● Figure scripts
Start
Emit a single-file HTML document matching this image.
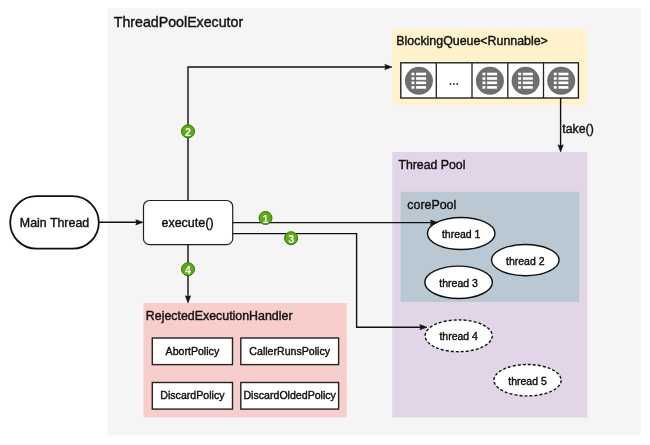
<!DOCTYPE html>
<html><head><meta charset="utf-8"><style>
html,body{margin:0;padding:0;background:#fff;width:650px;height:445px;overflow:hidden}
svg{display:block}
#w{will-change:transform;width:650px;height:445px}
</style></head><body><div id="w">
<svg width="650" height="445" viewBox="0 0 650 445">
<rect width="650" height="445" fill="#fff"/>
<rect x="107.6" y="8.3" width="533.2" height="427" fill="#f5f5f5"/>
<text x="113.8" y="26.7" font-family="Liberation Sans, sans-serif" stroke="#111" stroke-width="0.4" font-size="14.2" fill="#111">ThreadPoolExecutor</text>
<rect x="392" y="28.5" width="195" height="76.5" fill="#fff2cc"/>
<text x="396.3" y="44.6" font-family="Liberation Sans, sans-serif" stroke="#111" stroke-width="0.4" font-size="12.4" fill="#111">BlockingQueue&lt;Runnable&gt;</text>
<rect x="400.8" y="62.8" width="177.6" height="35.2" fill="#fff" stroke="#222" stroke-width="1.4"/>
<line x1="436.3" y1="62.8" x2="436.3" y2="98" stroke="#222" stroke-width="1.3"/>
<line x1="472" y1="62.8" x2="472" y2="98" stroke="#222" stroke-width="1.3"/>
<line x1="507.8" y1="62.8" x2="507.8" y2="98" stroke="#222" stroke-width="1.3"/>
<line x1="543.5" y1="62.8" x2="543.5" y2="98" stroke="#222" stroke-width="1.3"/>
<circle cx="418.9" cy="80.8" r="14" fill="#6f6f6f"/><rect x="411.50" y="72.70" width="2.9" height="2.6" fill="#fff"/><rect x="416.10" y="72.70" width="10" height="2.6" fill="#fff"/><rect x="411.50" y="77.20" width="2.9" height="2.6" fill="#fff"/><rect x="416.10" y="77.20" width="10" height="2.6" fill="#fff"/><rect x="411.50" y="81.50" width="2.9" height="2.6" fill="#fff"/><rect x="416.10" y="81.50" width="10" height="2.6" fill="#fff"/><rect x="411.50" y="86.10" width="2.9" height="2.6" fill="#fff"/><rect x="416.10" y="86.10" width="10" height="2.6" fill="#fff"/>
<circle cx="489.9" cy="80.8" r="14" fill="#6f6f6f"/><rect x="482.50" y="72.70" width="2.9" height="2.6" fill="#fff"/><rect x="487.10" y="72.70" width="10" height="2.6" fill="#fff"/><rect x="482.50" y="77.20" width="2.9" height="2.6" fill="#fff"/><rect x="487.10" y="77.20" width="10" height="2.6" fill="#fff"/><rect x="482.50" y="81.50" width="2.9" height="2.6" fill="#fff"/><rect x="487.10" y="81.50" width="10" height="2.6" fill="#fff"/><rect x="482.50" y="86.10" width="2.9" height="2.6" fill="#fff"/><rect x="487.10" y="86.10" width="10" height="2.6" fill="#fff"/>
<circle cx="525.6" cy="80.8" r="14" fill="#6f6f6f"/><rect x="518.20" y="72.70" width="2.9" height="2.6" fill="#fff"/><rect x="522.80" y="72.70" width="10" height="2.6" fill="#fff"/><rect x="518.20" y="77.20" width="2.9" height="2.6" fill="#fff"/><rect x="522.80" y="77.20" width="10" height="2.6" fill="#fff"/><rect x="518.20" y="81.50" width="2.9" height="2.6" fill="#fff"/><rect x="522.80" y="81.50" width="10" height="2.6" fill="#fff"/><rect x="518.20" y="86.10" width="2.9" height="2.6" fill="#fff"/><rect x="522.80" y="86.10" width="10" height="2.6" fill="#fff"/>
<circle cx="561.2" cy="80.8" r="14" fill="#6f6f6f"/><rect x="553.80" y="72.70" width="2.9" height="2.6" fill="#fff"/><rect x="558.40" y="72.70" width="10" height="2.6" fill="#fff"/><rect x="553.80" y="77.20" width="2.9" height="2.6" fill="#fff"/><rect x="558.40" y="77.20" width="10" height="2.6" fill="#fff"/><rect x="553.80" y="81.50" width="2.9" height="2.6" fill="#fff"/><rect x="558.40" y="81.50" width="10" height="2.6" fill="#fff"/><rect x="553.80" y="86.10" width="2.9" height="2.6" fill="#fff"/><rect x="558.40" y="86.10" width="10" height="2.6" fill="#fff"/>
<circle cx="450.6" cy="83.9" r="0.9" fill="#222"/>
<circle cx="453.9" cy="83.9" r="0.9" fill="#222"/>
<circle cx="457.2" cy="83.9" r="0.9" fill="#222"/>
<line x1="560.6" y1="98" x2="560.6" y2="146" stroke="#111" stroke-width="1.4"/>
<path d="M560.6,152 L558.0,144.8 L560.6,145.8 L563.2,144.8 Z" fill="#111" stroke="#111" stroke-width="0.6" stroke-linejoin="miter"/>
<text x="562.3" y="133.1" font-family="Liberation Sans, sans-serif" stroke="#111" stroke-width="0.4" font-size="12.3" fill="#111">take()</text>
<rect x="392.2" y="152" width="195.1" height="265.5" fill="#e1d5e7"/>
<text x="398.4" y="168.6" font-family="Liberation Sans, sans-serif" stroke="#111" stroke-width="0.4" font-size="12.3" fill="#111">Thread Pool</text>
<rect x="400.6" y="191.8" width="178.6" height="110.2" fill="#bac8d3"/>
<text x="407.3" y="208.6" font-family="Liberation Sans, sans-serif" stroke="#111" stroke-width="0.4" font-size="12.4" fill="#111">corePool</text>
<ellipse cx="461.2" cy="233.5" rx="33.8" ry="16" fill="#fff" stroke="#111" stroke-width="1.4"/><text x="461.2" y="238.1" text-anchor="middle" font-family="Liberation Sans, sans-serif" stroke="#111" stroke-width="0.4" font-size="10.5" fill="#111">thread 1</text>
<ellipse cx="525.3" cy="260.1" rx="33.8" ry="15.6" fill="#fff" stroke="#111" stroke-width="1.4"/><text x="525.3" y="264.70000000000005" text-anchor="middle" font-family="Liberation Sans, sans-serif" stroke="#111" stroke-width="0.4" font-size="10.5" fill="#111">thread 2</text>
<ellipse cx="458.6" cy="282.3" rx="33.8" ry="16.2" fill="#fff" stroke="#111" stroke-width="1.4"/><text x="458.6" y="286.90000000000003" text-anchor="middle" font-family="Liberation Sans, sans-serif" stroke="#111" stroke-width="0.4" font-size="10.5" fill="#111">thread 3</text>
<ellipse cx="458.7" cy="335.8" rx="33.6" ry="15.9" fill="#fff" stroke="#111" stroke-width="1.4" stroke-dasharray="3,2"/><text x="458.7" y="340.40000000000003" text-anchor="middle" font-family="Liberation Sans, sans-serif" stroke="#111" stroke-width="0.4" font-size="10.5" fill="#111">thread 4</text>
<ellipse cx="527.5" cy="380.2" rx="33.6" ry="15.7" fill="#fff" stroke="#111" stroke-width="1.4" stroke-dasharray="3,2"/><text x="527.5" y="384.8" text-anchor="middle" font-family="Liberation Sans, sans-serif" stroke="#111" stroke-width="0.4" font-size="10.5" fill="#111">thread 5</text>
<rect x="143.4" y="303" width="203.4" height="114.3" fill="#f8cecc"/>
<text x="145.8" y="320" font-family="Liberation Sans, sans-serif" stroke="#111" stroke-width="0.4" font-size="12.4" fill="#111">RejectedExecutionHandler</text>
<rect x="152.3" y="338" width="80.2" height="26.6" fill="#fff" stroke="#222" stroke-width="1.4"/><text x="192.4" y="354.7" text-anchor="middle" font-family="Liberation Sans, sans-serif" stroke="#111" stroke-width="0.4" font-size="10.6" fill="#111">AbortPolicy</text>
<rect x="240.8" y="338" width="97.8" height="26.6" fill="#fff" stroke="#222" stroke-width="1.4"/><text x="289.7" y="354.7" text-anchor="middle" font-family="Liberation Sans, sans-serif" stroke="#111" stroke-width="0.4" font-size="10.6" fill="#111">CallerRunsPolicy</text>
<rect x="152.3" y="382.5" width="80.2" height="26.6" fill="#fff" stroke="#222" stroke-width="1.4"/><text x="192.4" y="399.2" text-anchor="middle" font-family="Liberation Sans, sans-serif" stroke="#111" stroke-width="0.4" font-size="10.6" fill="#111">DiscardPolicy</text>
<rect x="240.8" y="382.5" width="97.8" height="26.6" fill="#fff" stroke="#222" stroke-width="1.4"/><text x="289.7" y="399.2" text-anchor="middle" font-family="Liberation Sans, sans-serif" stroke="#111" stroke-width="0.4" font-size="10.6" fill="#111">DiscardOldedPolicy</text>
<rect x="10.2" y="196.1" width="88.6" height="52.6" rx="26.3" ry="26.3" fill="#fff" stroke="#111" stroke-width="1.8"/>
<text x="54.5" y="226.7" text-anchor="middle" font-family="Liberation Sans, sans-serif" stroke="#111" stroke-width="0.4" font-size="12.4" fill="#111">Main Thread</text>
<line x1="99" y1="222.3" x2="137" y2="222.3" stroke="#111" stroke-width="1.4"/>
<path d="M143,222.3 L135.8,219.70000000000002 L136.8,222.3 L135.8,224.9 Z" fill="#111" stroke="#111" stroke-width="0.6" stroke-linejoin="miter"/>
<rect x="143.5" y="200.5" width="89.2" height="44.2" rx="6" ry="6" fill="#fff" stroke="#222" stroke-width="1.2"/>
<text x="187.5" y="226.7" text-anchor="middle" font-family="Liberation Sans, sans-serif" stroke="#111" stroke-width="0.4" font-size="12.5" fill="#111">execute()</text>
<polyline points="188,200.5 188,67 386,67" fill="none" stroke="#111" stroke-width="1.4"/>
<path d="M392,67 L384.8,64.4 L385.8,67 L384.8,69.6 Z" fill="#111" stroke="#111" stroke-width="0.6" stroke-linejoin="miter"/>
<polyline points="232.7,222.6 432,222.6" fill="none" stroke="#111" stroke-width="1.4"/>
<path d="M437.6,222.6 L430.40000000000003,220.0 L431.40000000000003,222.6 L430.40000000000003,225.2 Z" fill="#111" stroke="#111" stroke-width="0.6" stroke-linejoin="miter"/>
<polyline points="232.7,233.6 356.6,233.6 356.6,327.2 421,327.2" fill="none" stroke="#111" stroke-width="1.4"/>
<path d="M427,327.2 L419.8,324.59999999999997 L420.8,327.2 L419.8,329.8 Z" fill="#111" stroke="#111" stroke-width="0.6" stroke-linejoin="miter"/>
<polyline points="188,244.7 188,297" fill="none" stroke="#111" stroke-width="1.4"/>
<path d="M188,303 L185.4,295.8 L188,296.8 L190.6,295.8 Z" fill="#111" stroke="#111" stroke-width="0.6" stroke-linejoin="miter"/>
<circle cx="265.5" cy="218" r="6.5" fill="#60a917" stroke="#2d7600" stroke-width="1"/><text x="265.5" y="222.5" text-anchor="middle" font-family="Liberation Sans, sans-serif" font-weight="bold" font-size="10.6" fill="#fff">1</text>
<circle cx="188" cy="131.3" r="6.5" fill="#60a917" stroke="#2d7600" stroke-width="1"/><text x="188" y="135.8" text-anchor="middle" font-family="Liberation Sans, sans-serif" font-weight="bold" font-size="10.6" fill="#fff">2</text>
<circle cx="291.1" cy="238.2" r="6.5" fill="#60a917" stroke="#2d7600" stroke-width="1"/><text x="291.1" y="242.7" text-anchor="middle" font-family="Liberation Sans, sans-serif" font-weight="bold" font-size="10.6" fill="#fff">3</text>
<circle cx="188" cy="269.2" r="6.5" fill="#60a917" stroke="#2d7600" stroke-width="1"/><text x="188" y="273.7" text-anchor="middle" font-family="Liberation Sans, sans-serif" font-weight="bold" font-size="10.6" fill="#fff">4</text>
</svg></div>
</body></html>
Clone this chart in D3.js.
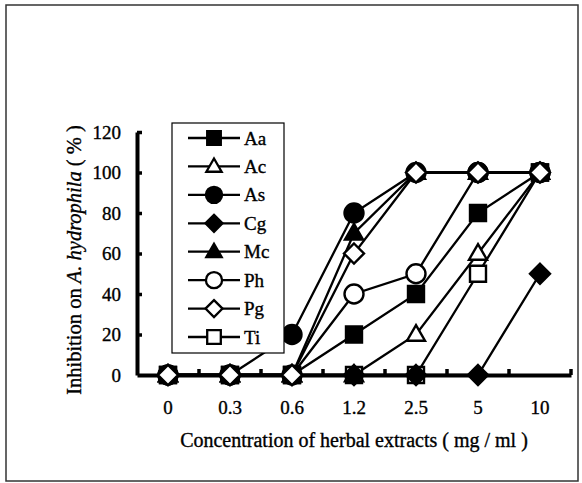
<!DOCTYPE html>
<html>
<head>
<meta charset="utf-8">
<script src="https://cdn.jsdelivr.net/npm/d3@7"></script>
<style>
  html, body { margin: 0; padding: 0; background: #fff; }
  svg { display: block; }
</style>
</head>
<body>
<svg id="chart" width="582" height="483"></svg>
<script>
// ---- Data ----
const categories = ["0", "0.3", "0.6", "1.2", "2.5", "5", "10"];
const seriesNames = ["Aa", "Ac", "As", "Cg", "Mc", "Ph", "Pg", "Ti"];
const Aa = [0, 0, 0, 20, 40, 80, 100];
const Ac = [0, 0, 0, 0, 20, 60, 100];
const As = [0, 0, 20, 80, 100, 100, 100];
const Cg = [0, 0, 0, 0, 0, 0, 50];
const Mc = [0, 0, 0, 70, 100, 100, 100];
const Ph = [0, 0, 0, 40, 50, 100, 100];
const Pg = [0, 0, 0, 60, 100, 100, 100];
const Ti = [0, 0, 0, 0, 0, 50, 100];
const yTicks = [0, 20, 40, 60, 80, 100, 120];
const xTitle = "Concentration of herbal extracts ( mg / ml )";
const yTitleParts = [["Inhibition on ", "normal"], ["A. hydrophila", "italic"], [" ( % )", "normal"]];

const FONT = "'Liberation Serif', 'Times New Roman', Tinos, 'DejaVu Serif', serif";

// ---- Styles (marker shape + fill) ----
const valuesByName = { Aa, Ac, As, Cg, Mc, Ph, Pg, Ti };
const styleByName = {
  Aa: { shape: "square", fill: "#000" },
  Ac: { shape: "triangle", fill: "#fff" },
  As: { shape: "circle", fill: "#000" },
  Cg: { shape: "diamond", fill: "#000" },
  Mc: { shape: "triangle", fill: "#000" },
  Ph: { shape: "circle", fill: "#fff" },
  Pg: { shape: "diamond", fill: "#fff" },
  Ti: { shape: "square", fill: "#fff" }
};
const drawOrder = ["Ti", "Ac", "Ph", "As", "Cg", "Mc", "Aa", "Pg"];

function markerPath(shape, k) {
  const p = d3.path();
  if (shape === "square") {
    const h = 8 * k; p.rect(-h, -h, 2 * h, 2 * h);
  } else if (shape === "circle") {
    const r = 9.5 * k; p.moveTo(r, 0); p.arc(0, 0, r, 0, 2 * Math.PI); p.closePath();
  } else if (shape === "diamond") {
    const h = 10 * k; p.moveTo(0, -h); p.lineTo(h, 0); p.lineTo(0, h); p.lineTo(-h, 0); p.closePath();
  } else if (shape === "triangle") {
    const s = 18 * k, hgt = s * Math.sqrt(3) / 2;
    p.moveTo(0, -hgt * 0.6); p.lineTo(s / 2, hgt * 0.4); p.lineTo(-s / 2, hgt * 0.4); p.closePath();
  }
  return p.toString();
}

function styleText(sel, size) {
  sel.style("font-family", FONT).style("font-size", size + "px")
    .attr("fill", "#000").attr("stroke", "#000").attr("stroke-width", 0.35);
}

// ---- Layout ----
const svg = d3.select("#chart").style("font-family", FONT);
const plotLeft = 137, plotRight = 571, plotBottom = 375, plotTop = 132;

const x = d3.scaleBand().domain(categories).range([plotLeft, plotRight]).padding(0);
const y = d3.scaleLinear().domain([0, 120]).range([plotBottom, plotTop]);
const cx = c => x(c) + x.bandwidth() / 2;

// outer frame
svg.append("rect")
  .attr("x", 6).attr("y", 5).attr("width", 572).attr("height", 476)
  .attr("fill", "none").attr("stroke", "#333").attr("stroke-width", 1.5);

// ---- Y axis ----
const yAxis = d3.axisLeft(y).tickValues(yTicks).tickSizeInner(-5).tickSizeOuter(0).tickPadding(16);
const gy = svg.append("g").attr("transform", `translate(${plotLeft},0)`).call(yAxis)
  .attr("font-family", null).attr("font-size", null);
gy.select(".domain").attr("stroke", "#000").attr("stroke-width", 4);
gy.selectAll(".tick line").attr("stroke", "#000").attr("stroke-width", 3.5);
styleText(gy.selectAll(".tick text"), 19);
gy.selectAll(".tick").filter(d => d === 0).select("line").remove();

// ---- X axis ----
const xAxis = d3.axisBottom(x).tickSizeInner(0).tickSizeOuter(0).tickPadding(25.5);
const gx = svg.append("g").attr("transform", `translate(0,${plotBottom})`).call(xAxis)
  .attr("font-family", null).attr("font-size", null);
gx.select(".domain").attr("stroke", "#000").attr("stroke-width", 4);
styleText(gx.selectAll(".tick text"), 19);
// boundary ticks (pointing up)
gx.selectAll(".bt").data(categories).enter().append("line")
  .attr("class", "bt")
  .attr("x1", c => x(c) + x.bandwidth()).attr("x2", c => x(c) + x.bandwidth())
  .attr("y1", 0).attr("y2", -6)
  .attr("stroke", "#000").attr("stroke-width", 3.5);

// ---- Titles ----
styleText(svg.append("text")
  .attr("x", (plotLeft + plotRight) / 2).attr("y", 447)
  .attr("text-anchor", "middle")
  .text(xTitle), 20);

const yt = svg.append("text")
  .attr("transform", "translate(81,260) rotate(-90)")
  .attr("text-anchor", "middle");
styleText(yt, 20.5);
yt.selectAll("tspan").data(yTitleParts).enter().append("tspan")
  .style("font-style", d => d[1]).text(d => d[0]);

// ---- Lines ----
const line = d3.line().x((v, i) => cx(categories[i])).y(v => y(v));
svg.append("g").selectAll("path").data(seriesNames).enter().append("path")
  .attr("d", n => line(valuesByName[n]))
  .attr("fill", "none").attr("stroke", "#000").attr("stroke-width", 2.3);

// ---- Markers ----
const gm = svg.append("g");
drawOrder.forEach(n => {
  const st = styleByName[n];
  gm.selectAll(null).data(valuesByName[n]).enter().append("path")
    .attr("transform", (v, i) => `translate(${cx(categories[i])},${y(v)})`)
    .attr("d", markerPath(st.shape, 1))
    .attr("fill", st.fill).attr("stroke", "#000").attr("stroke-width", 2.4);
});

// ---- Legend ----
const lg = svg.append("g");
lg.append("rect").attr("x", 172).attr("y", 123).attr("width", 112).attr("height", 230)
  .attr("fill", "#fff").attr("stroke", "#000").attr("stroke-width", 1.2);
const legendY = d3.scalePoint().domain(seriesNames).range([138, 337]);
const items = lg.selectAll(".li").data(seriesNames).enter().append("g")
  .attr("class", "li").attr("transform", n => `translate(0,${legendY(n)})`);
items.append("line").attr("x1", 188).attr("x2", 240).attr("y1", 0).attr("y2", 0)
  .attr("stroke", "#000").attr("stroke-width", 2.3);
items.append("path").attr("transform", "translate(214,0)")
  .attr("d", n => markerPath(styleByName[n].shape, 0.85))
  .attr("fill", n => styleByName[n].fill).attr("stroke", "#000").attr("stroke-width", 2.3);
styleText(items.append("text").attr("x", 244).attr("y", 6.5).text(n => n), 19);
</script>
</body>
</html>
End
● Written instruction
Copy each line containing the word "this" from the data.

● Answer for the task
Emit a single-file HTML document matching this image.
Clone this chart in D3.js.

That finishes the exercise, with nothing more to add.